Maurice Hussey, Cambridge Chaucerian and visiting professor at Marshall University while I was there, is the reason I love Chaucer now.  In one semester I learned to read Middle English at least as well as I read French (not well, but doable) and gathered a sense of the world Chaucer had been a part of.  He taught in the old-fashioned style of elite British universities, reading lecture notes to the class and then asking open-ended Socratic questions.  When nobody responded, he said simply, "And so now we have one of those long embarrassing silences," and refused to say another word until somebody would at least attempt an answer to his question.  When he returned graded papers, he would not just hand the paper to its student author but deliver a short speech detailing (from memory) the strengths and (embarrassingly) the weaknesses in each paper's logic and grasp of the material.  It was an edifying and sometimes chastening experience.

Joan Adkins, who taught me the Romantic poets at Marshall University, had me when she blithely introduced herself to the class on Day 1:  "Hello, I'm Joan Adkins," without titles, degrees, or self-serving biographical details.  A small thing, but impressive to me at the time, and to this day, my first words at first class meetings are "Hello, I'm Joe Marohl."
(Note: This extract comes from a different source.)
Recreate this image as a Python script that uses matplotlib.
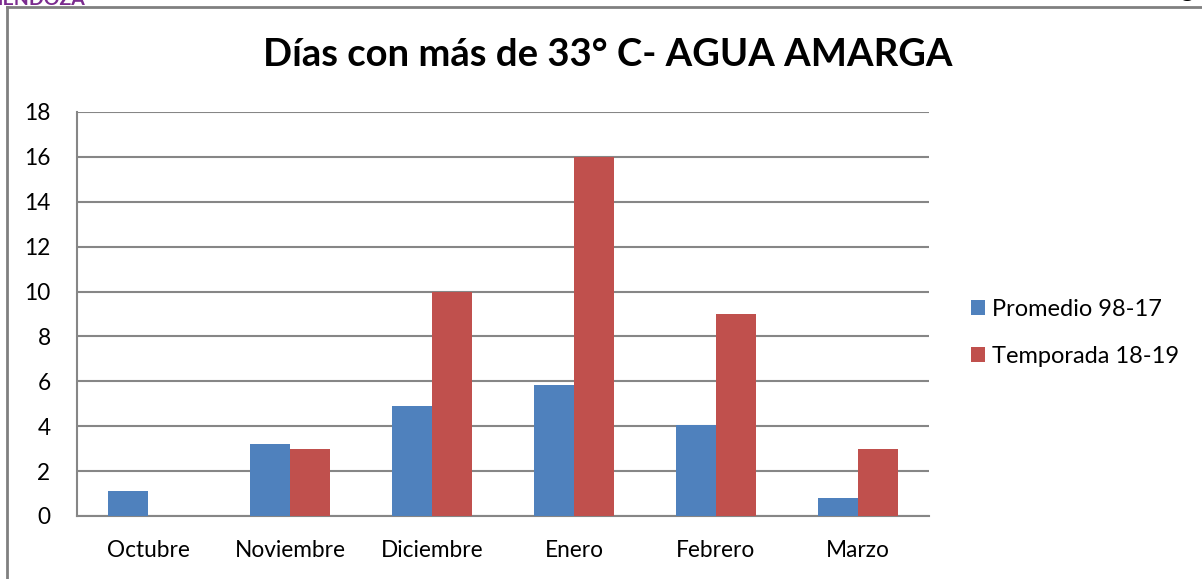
import matplotlib
matplotlib.use("Agg")
import matplotlib.pyplot as plt
from matplotlib.lines import Line2D
import numpy as np

plt.rcParams['font.family'] = ['Lato', 'DejaVu Sans']

categories = ["Octubre", "Noviembre", "Diciembre", "Enero", "Febrero", "Marzo"]
promedio = [1.1, 3.2, 4.9, 5.85, 4.05, 0.8]
temporada = [0, 3, 10, 16, 9, 3]
series_names = ["Promedio 98-17", "Temporada 18-19"]
yticks = [0, 2, 4, 6, 8, 10, 12, 14, 16, 18]
title = "Días con más de 33° C- AGUA AMARGA"

blue = "#4F81BD"
red = "#C0504D"
grid = "#868686"

fig = plt.figure(figsize=(12.02, 5.79), dpi=100)
ax = fig.add_axes([77/1202, 1-516/579, (929-77)/1202, (516-112)/579])

x = np.arange(len(categories))
w = 0.285
b1 = ax.bar(x - w/2, promedio, w, color=blue, label=series_names[0], zorder=3)
b2 = ax.bar(x + w/2, temporada, w, color=red, label=series_names[1], zorder=3)

ax.set_xlim(-0.5, len(categories) - 0.5)
ax.set_ylim(0, 18)
ax.set_yticks(yticks)
ax.set_xticks(x)
ax.set_xticklabels(categories)
ax.yaxis.grid(True, color=grid, linewidth=1.5, zorder=0)
ax.set_axisbelow(True)
for s in ["top", "right"]:
    ax.spines[s].set_visible(False)
for s in ["left", "bottom"]:
    ax.spines[s].set_color(grid)
    ax.spines[s].set_linewidth(1.5)
ax.tick_params(axis='both', length=0, labelsize=16.3, colors="black")
ax.tick_params(axis='y', pad=19)
ax.tick_params(axis='x', pad=17)

fig.text(608/1202, 1-55/579, title, ha='center', va='center',
         fontsize=27.5, fontweight='bold')

leg = fig.legend(handles=[b1, b2], loc='center left',
                 bbox_to_anchor=(950/1202, 1-333/579), frameon=False,
                 fontsize=17, handlelength=0.6, handleheight=0.6,
                 handletextpad=0.3, labelspacing=1.1)

# page frame lines and clipped header text
fig.add_artist(Line2D([7/1202, 1], [1-7/579, 1-7/579], color="#808080", linewidth=2))
fig.add_artist(Line2D([7/1202, 7/1202], [0, 1-7/579], color="#808080", linewidth=2))
fig.text(-16/1202, 1-5/579, "MENDOZA", ha='left', va='baseline', fontsize=14,
         fontweight='bold', color="#7B2C8F")
fig.text(1180/1202, 1+3/579, "g", ha='left', va='baseline', fontsize=18,
         fontweight='bold', color="black")

fig.savefig("out.png", dpi=100)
Ardell Jacquot, my English teacher at Dade Christian School, made a huge impression on me as a teenager, despite some really bad advice along the way--mostly on the order of not to follow my dreams, but settle for the me everybody else expects me to be.  Advice I later (wisely) spurned.  Funny, colorful, and opinionated, he was a lot of students' favorite teacher.  Today, I may no longer worry about putting my hands on my hips (he told me it made me look effeminate), but, then, come to think of it, I seldom put my hands on my hips now, so maybe I do worry.  He did say one thing that sticks with me today as a teacher:  "If anybody is going to be bored in this class, it's going to be you students, and not me"--the response I now give to students who complain that their reading assignments are boring--though I do it with a certain gay bitchiness Jacquot could only envy.